TO BE DONE: Write out again, unaltered, the lines from the start through the line containing "import plotly.graph_objects as go".

** BEGIN DATA SECTION **

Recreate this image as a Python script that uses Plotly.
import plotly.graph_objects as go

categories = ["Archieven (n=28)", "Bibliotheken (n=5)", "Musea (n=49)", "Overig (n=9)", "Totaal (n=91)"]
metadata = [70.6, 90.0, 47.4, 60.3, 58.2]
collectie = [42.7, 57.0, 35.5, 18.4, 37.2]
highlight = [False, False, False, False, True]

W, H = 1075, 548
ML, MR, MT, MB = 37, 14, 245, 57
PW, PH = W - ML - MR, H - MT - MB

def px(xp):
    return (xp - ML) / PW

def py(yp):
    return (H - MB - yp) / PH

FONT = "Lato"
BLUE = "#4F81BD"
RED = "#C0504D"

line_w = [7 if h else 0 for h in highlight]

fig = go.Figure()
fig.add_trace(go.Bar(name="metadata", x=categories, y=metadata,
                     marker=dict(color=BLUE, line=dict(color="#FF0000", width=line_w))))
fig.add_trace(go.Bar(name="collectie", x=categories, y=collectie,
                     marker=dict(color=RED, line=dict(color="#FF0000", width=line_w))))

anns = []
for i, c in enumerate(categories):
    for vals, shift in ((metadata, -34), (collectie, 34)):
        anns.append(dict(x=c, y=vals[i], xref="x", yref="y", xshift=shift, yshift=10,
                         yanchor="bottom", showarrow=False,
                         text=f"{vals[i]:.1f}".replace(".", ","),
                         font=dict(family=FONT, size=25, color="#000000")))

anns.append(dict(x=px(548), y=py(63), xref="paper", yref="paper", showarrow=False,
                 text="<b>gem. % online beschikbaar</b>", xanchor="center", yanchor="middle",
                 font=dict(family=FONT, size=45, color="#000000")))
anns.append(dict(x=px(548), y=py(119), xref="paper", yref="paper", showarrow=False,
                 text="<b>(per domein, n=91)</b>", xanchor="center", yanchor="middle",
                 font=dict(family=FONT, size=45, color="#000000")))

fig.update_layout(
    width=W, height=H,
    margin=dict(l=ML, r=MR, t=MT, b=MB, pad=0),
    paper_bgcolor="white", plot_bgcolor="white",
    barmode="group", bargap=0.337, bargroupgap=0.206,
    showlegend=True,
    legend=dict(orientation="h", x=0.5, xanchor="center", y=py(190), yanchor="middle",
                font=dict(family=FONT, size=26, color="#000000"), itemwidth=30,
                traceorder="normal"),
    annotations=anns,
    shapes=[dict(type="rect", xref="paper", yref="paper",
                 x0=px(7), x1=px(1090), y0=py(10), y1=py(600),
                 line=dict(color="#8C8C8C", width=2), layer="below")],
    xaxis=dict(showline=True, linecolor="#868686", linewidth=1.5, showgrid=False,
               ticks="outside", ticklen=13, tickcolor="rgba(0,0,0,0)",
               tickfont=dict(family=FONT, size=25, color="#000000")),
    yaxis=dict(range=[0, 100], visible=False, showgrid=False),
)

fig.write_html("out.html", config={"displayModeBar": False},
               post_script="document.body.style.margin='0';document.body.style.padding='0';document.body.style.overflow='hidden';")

** END DATA SECTION **

REPLY TO THE TASK:
Recreate this image as a Python script that uses Plotly.
import plotly.graph_objects as go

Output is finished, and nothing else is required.